Carbone explained that big fund firms in Europe began using the NSCC system to streamline their operations but now it is used by many smaller firms. “We've certainly seen it expand to more medium-sized managers and then more managers that started responding to very specific mandates in Latin America started coming to us,” he said.
ESG in Infancy
And finally, the panelists touched briefly on environmental, social and governance investing. Unlike in the U.S., UK and Europe, ESG is in more nascent stages in Latam. While it is a consideration in the region, it does not sit above performance for asset owners’ investment decisions.
Facing an Evolving Region
Going forward, as UCITS fund opportunities in the Latin American region continue to evolve, managers should resist the temptation to view it as one target group. Instead, distribution into the region’s highly regulated main pension funds markets of Chile, Columbia and Peru requires knowledge of their similarities and differences. Operational excellence on behalf of the fund manager and their service providers is essential. Mandates can be lost due to operational errors.

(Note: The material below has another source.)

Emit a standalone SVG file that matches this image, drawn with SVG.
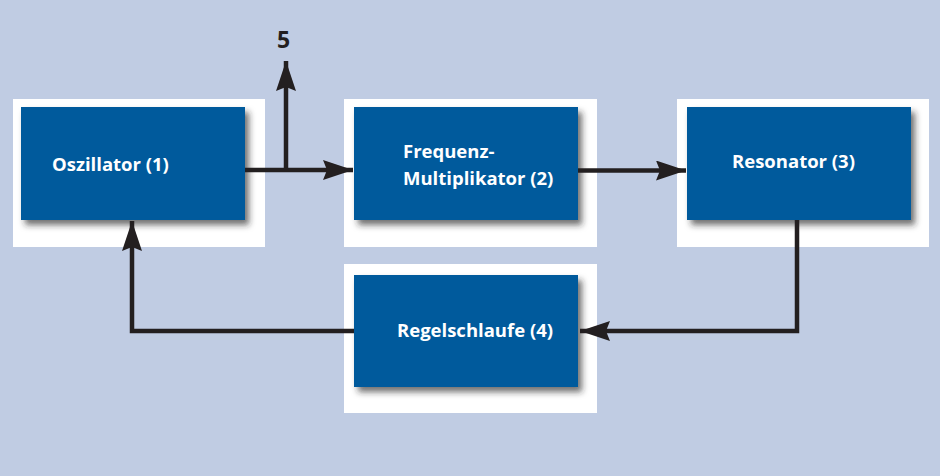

It’s also clear that two routes to market exist. Pension funds offer bigger but fewer trades, while the NSCC trading and settlement model opens the door for wealth management, private banks and family offices. For the NSCC route, working with, and having a strong understanding of the main broker/dealers' product and operational requirements, in tandem with a transfer agency capable of providing exceptional NSCC servicing will give managers an edge in the region.